** Exercise details **
Extract, in full, the lines below, beginning at the first and ending with the line that contains "var h = 447;". Pictures do not belong in the copy.
━━━━━━━━━━
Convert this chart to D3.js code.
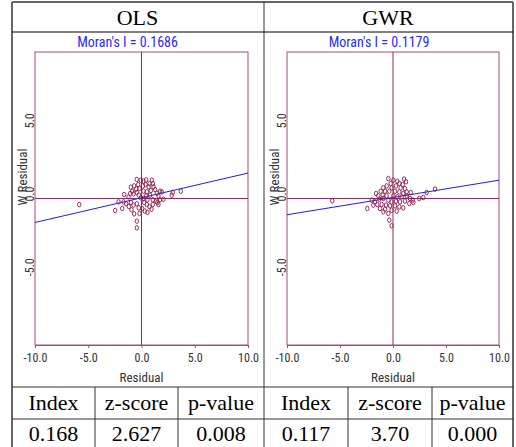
<!DOCTYPE html>
<html>
<head>
<meta charset="utf-8">
<script src="https://cdn.jsdelivr.net/npm/d3@7"></script>
<style>
body { margin: 0; background: #fff; }
</style>
</head>
<body>
<div id="chart"></div>
<script>
var w = 516;
var h = 447;

// data
var models = ["OLS", "GWR"];
var moranText = ["Moran's I = 0.1686", "Moran's I = 0.1179"];
var moranSlope = [0.1686, 0.1179];
var lineIntercept = [0.05, 0.07];
var xTicks = [-10, -5, 0, 5, 10];
var yTicks = [-5, 0, 5];
var statHeads = ["Index", "z-score", "p-value", "Index", "z-score", "p-value"];
var statVals = ["0.168", "2.627", "0.008", "0.117", "3.70", "0.000"];

var olsPoints = [
  [-0.44,1.30],[-0.06,1.25],[0.19,1.18],[0.44,1.27],[0.97,1.25],[1.06,1.02],[0.75,1.02],
  [-0.31,0.95],[-0.69,0.86],[-1.0,0.77],[0.38,0.95],[0.13,0.86],[0.66,0.80],[1.13,0.80],
  [1.28,0.61],[1.75,0.50],[1.91,0.45],[-0.19,0.68],[-0.5,0.64],[-0.88,0.5],[-1.06,0.34],
  [-0.75,0.32],[-1.63,0.27],[-1.22,0.11],[-0.44,0.41],[0.19,0.5],[0.5,0.45],[0.88,0.55],
  [1.44,0.36],[1.59,0.18],[0.81,0.23],[0.44,0.18],[-0.25,0.23],[-0.06,0.05],[0.19,0],
  [0.56,-0.09],[1.06,-0.09],[1.38,-0.18],[1.75,-0.09],[2.06,-0.05],[2.84,0.23],[2.94,0.41],
  [3.69,0.5],[-1.69,-0.23],[-1.44,-0.36],[-1.0,-0.27],[-1.19,-0.55],[-0.75,-0.45],
  [-0.44,-0.36],[-0.25,-0.64],[0.25,-0.27],[0.5,-0.41],[0.75,-0.55],[1.06,-0.41],
  [1.5,-0.27],[1.59,-0.41],[0.94,-0.73],[0.31,-0.86],[-0.19,-1.02],[-0.69,-1.05],
  [-0.94,-0.77],[-2.47,-0.82],[-1.81,-0.68],[-2.16,-0.23],[-0.44,-1.55],[-0.44,-2.0],
  [0.56,-0.95],[0.06,-0.68],[-5.85,-0.41]
];

var gwrPoints = [
  [-0.44,1.36],[0.03,1.25],[0.41,1.18],[1.04,1.32],[1.23,1.14],[0.91,0.95],[0.60,1.02],
  [-0.22,1.02],[-0.6,0.86],[-0.91,0.73],[0.28,0.86],[-0.13,0.73],[0.72,0.73],[1.13,0.68],
  [1.29,0.45],[1.67,0.41],[-1.16,0.5],[-0.75,0.5],[-0.35,0.5],[0.19,0.5],[0.6,0.45],
  [0.97,0.34],[-1.6,0.34],[-1.38,0.18],[-0.97,0.23],[-0.6,0.18],[0.03,0.18],[0.41,0.11],
  [0.82,0.11],[1.29,0.18],[1.6,0],[-2.01,-0.11],[-1.7,-0.23],[-1.29,-0.05],[-0.91,0],
  [-0.44,-0.11],[-0.13,-0.23],[0.28,-0.18],[0.66,-0.23],[1.13,-0.18],[1.54,-0.34],
  [-1.86,-0.45],[-1.48,-0.41],[-1.07,-0.41],[-0.66,-0.45],[-0.28,-0.5],[0.19,-0.5],
  [0.6,-0.57],[0.97,-0.64],[-1.23,-0.68],[-0.75,-0.73],[-0.13,-0.8],[0.35,-0.86],
  [-0.44,-1.02],[-0.91,-0.91],[-2.42,-0.68],[2.48,0],[2.86,0.07],[3.18,0.41],[3.96,0.64],
  [-0.35,-1.48],[-0.13,-1.86],[1.86,-0.11],[1.92,-0.27],[-5.73,-0.16]
];
var allPoints = [olsPoints, gwrPoints];

var frameCol = "#a84a7c";
var zeroCol = "#8e2a5c";
var dotCol = "#8b1a4a";
var narrow = "'Liberation Sans Narrow', 'Roboto Condensed', 'DejaVu Sans Condensed', sans-serif";
var serif = "'Liberation Serif', 'DejaVu Serif', serif";
var fmt = function(d) { return d.toFixed(1); };

var svg = d3.select("#chart").append("svg").attr("width", w).attr("height", h);

// table lines
var tcol = "#333";
function line(x1, y1, x2, y2, col, sw) {
  return svg.append("line").attr("x1", x1).attr("y1", y1).attr("x2", x2).attr("y2", y2)
    .attr("stroke", col).attr("stroke-width", sw);
}
line(12, 2, 513, 2, tcol, 1.5);
line(12, 2, 12, h, "#666", 2);
line(513, 2, 513, h, "#666", 2);
line(264, 2, 264, h, tcol, 1);
line(12, 32, 513, 32, "#000", 1);
line(12, 387, 513, 387, tcol, 1);
line(12, 419, 513, 419, tcol, 1);
var colX = [12, 95, 178, 264, 348, 432, 513];
for (var c = 1; c < colX.length - 1; c++) {
  if (c != 3) line(colX[c], 387, colX[c], h, tcol, 1);
}

// stats table text
for (var i = 0; i < statHeads.length; i++) {
  var cx = (colX[i] + colX[i + 1]) / 2;
  svg.append("text").text(statHeads[i]).attr("x", cx).attr("y", 410)
    .attr("text-anchor", "middle").attr("font-family", serif).attr("font-size", 22).attr("fill", "#000");
  svg.append("text").text(statVals[i]).attr("x", cx).attr("y", 441)
    .attr("text-anchor", "middle").attr("font-family", serif).attr("font-size", 22).attr("fill", "#000");
}

var panelX = [[35, 248], [287, 499]];
var headX = [137.5, 388];
var yTop = 52, yBot = 345;

for (var p = 0; p < 2; p++) {
  var x = d3.scaleLinear().domain([-10, 10]).range(panelX[p]);
  var y = d3.scaleLinear().domain([-10, 10]).range([yBot, yTop]);
  var g = svg.append("g");

  g.append("text").text(models[p]).attr("x", headX[p]).attr("y", 25)
    .attr("text-anchor", "middle").attr("font-family", serif).attr("font-size", 22).attr("fill", "#000");

  g.append("text").text(moranText[p]).attr("x", x(0) - 14).attr("y", 47)
    .attr("text-anchor", "middle").attr("font-family", narrow).attr("font-size", 14).attr("fill", "#2a2aff");

  // frame
  g.append("rect").attr("x", x(-10)).attr("y", yTop).attr("width", x(10) - x(-10)).attr("height", yBot - yTop)
    .attr("fill", "none").attr("stroke", frameCol).attr("stroke-width", 1);

  // zero lines
  g.append("line").attr("x1", x(-10)).attr("x2", x(10)).attr("y1", y(0)).attr("y2", y(0))
    .attr("stroke", zeroCol).attr("stroke-width", 1);
  g.append("line").attr("x1", x(0)).attr("x2", x(0)).attr("y1", y(-10)).attr("y2", y(10))
    .attr("stroke", zeroCol).attr("stroke-width", 1);

  // x axis
  var xa = g.append("g").attr("transform", "translate(0," + yBot + ")")
    .call(d3.axisBottom(x).tickValues(xTicks).tickFormat(fmt).tickSize(3).tickSizeOuter(0));
  xa.select(".domain").attr("stroke", frameCol);
  xa.selectAll("line").attr("stroke", frameCol);
  xa.selectAll("text").attr("font-family", narrow).attr("font-size", 12).attr("fill", "#333").attr("dy", "0.95em");

  // y axis (rotated labels)
  var ya = g.append("g").attr("transform", "translate(" + x(-10) + ",0)")
    .call(d3.axisLeft(y).tickValues(yTicks).tickFormat(fmt).tickSize(0).tickSizeOuter(0));
  ya.select(".domain").remove();
  ya.selectAll("text")
    .attr("font-family", narrow).attr("font-size", 12).attr("fill", "#333")
    .attr("x", null).attr("dy", null).attr("text-anchor", "middle")
    .attr("transform", "translate(-1,-5) rotate(-90)");

  g.append("text").text("Residual").attr("x", x(0)).attr("y", 382)
    .attr("text-anchor", "middle").attr("font-family", narrow).attr("font-size", 13).attr("fill", "#333");
  g.append("text").text("W Residual")
    .attr("transform", "translate(" + (x(-10) - 8) + ",177) rotate(-90)")
    .attr("text-anchor", "middle").attr("font-family", narrow).attr("font-size", 13).attr("fill", "#333");

  // regression line
  var s = moranSlope[p], b = lineIntercept[p];
  g.append("line").attr("x1", x(-10)).attr("y1", y(b - 10 * s)).attr("x2", x(10)).attr("y2", y(b + 10 * s))
    .attr("stroke", "#1a1aff").attr("stroke-width", 1);

  // points
  g.selectAll(".pt").data(allPoints[p]).enter().append("ellipse")
    .attr("cx", function(d) { return x(d[0]); })
    .attr("cy", function(d) { return y(d[1]); })
    .attr("rx", 1.7).attr("ry", 2.3)
    .attr("fill", "none").attr("stroke", dotCol).attr("stroke-width", 0.9);
}
</script>
</body>
</html>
━━━━━━━━━━
** Solution for this problem **
Convert this chart to D3.js code.
<!DOCTYPE html>
<html>
<head>
<meta charset="utf-8">
<script src="https://cdn.jsdelivr.net/npm/d3@7"></script>
<style>
body { margin: 0; background: #fff; }
</style>
</head>
<body>
<div id="chart"></div>
<script>
var w = 516;
var h = 447;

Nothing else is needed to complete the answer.